Non-Western Security Actors Are Filling Voids at Accelerating Pace Turkey in Mali, Russia in Equatorial Guinea, US-Armenia agreements alarming Iran and Russia, China-DPRK axis consolidation via Xi's Pyongyang visit — multiple external actors are simultaneously repositioning into security vacuums created by US distraction in the Middle East and French decline in Africa. The competition is no longer bilateral (US vs. Russia, or US vs. China) but genuinely multipolar, with Turkey, India, and Gulf states all pursuing autonomous security architectures.
What to Expect
2026-06-08—Xi Jinping arrives in Pyongyang for summit with Kim Jong Un — first China-DPRK summit since 2019; watch for joint statement language on nuclear recognition and any new trilateral China-Russia-DPRK coordination signals.

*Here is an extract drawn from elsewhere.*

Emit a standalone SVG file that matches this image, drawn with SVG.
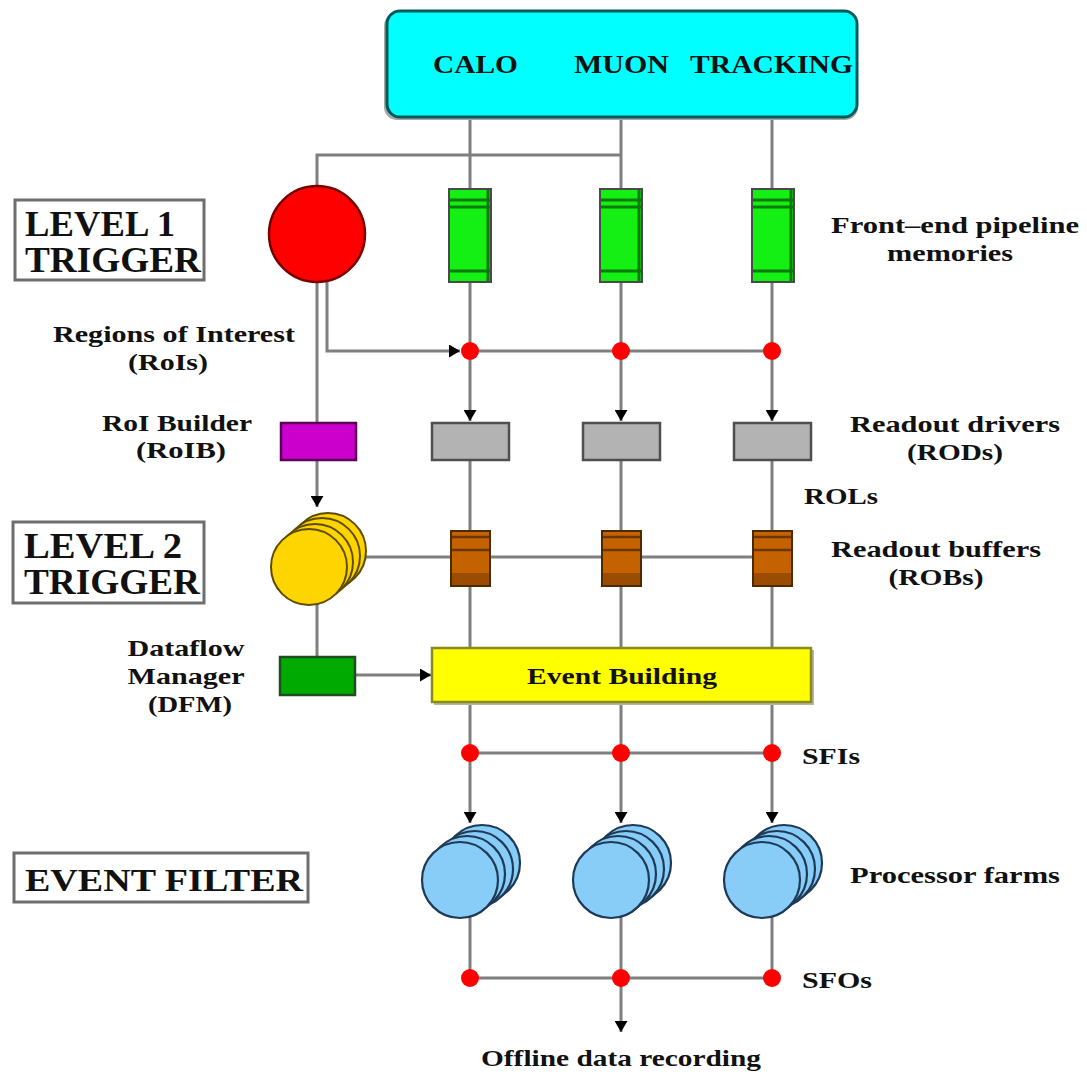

2026-06-07—Armenian parliamentary elections — outcome determines whether the US-Armenia 'Trump Route' agreements and Pashinyan's westward pivot survive or face reversal, with direct implications for South Caucasus alignment and Russian/Iranian response.
2026-~mid-June—US-Iran ceasefire expiry window — the 60-day ceasefire from April 8 is in its final days with no comprehensive Hormuz shipping agreement in place; watch for either emergency diplomatic extension or kinetic escalation that pushes oil toward the $150 threshold.
2026-07-06—Section 301 forced-labor tariff public comment period closes — the Trump administration's legal architecture for tariffs on 60 nations (Southeast Asia, India, Africa) finalizes its public record; hearings follow July 7.
2026-09-03—EU deadline for Brazil to prove antimicrobial compliance or face formal exclusion from ~$2 billion in annual meat exports — a test case for how regulatory trade barriers reshape Global South agricultural export relationships.